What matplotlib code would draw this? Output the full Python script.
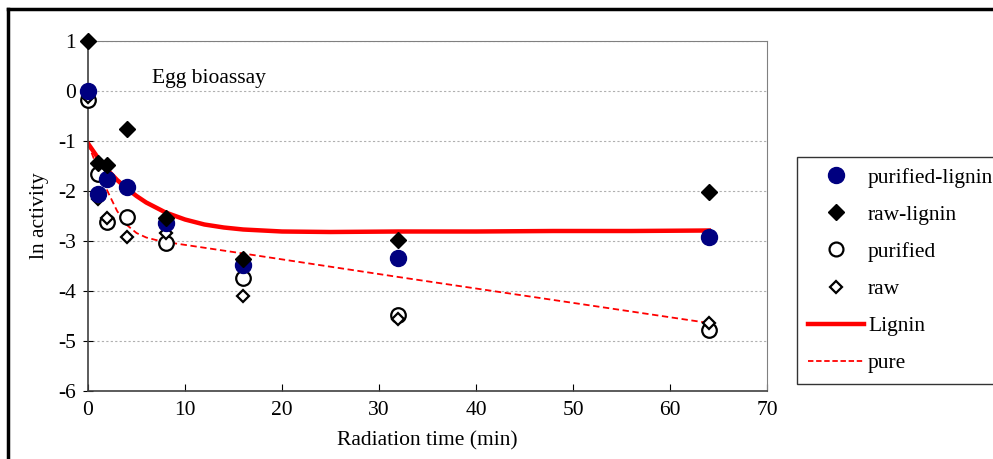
import matplotlib
matplotlib.use("Agg")
import matplotlib.pyplot as plt
from matplotlib.lines import Line2D

plt.rcParams['font.family'] = ['Liberation Serif', 'DejaVu Serif']
plt.rcParams['axes.unicode_minus'] = False

# radiation times (min)
times = [0, 1, 2, 4, 8, 16, 32, 64]

# ln activity per sample type
purified_lignin = [0.0, -2.05, -1.76, -1.91, -2.63, -3.48, -3.34, -2.92]
raw_lignin = [1.0, -1.44, -1.48, -0.76, -2.54, -3.36, -2.98, -2.02]
purified = [-0.18, -1.66, -2.62, -2.52, -3.04, -3.74, -4.48, -4.78]
raw = [-0.12, -2.15, -2.54, -2.92, -2.84, -4.10, -4.55, -4.64]

# fitted curves
lignin_t = [0, 1, 2, 3, 4, 5, 6, 8, 10, 12, 14, 16, 20, 25, 32, 40, 48, 56, 64]
lignin_y = [-1.05, -1.33, -1.58, -1.78, -1.95, -2.10, -2.23, -2.43, -2.57, -2.67,
            -2.73, -2.77, -2.81, -2.82, -2.81, -2.81, -2.80, -2.80, -2.79]
pure_t = [0, 0.5, 1, 1.5, 2, 3, 4, 5, 6, 7, 8, 16, 32, 48, 64]
pure_y = [-1.05, -1.30, -1.55, -1.78, -2.00, -2.40, -2.68, -2.84, -2.93, -2.98,
          -3.02, -3.25, -3.72, -4.18, -4.64]

FS = 15.5

fig = plt.figure(figsize=(9.93, 4.59), dpi=100)
ax = fig.add_axes([88/993, 1 - 391/459, (767 - 88)/993, (391 - 41)/459])

ax.plot(lignin_t, lignin_y, color='#ff0000', lw=3.2, zorder=2)
ax.plot(pure_t, pure_y, color='#ff0000', lw=1.3, ls=(0, (3.5, 2)), zorder=2)

ax.plot(times, purified, ls='none', marker='o', ms=10.5, mfc='white', mec='black',
        mew=1.6, zorder=3, clip_on=False)
ax.plot(times, raw, ls='none', marker='D', ms=6.5, mfc='white', mec='black',
        mew=1.6, zorder=4, clip_on=False)
ax.plot(times, purified_lignin, ls='none', marker='o', ms=11.5, color='#000080',
        zorder=5, clip_on=False)
ax.plot(times, raw_lignin, ls='none', marker='D', ms=8, color='black',
        zorder=6, clip_on=False)

ax.set_xlim(0, 70)
ax.set_ylim(-6, 1)
ax.set_xticks(range(0, 71, 10))
ax.set_yticks(range(-6, 2))
ax.yaxis.grid(True, color='#b0b0b0', ls=(0, (2, 2)), lw=0.8)
ax.set_axisbelow(True)
for s in ['top', 'right']:
    ax.spines[s].set_color('#808080')
for s in ['left', 'bottom']:
    ax.spines[s].set_color('#404040')
    ax.spines[s].set_linewidth(1.2)
ax.tick_params(axis='x', direction='in', length=5, labelsize=FS, pad=7)
ax.tick_params(axis='y', direction='inout', length=7, labelsize=FS, pad=5)

ax.set_xlabel('Radiation time (min)', fontsize=FS, labelpad=8)
ax.set_ylabel('ln activity', fontsize=FS, labelpad=7)
ax.text(6.6, 0.26, 'Egg bioassay', fontsize=FS, va='center', ha='left')

handles = [
    Line2D([], [], ls='none', marker='o', ms=11.5, color='#000080'),
    Line2D([], [], ls='none', marker='D', ms=8, color='black'),
    Line2D([], [], ls='none', marker='o', ms=10, mfc='white', mec='black', mew=1.6),
    Line2D([], [], ls='none', marker='D', ms=6, mfc='white', mec='black', mew=1.6),
    Line2D([], [], color='#ff0000', lw=3.2),
    Line2D([], [], color='#ff0000', lw=1.3, ls=(0, (3, 1.5))),
]
labels = ['purified-lignin', 'raw-lignin', 'purified', 'raw', 'Lignin', 'pure']
leg = fig.legend(handles, labels, loc='upper left', bbox_to_anchor=(797/993, 1 - 157/459),
                 fontsize=FS, frameon=True, fancybox=False, edgecolor='black',
                 handlelength=2.6, handletextpad=0.2, labelspacing=0.79,
                 borderpad=0.5, borderaxespad=0)
leg.get_frame().set_linewidth(1.0)

# outer chart frame (left and top edges visible)
fig.add_artist(Line2D([8/993, 8/993], [0, 1 - 9/459], transform=fig.transFigure,
                      color='black', lw=2.5))
fig.add_artist(Line2D([8/993, 1], [1 - 9/459, 1 - 9/459], transform=fig.transFigure,
                      color='black', lw=2.5))

fig.savefig('out.png', dpi=100)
------
Where a line of the material above holds the string "matplotlib", copy that line.

Task result:
What matplotlib code would draw this? Output the full Python script.
import matplotlib
matplotlib.use("Agg")
import matplotlib.pyplot as plt
from matplotlib.lines import Line2D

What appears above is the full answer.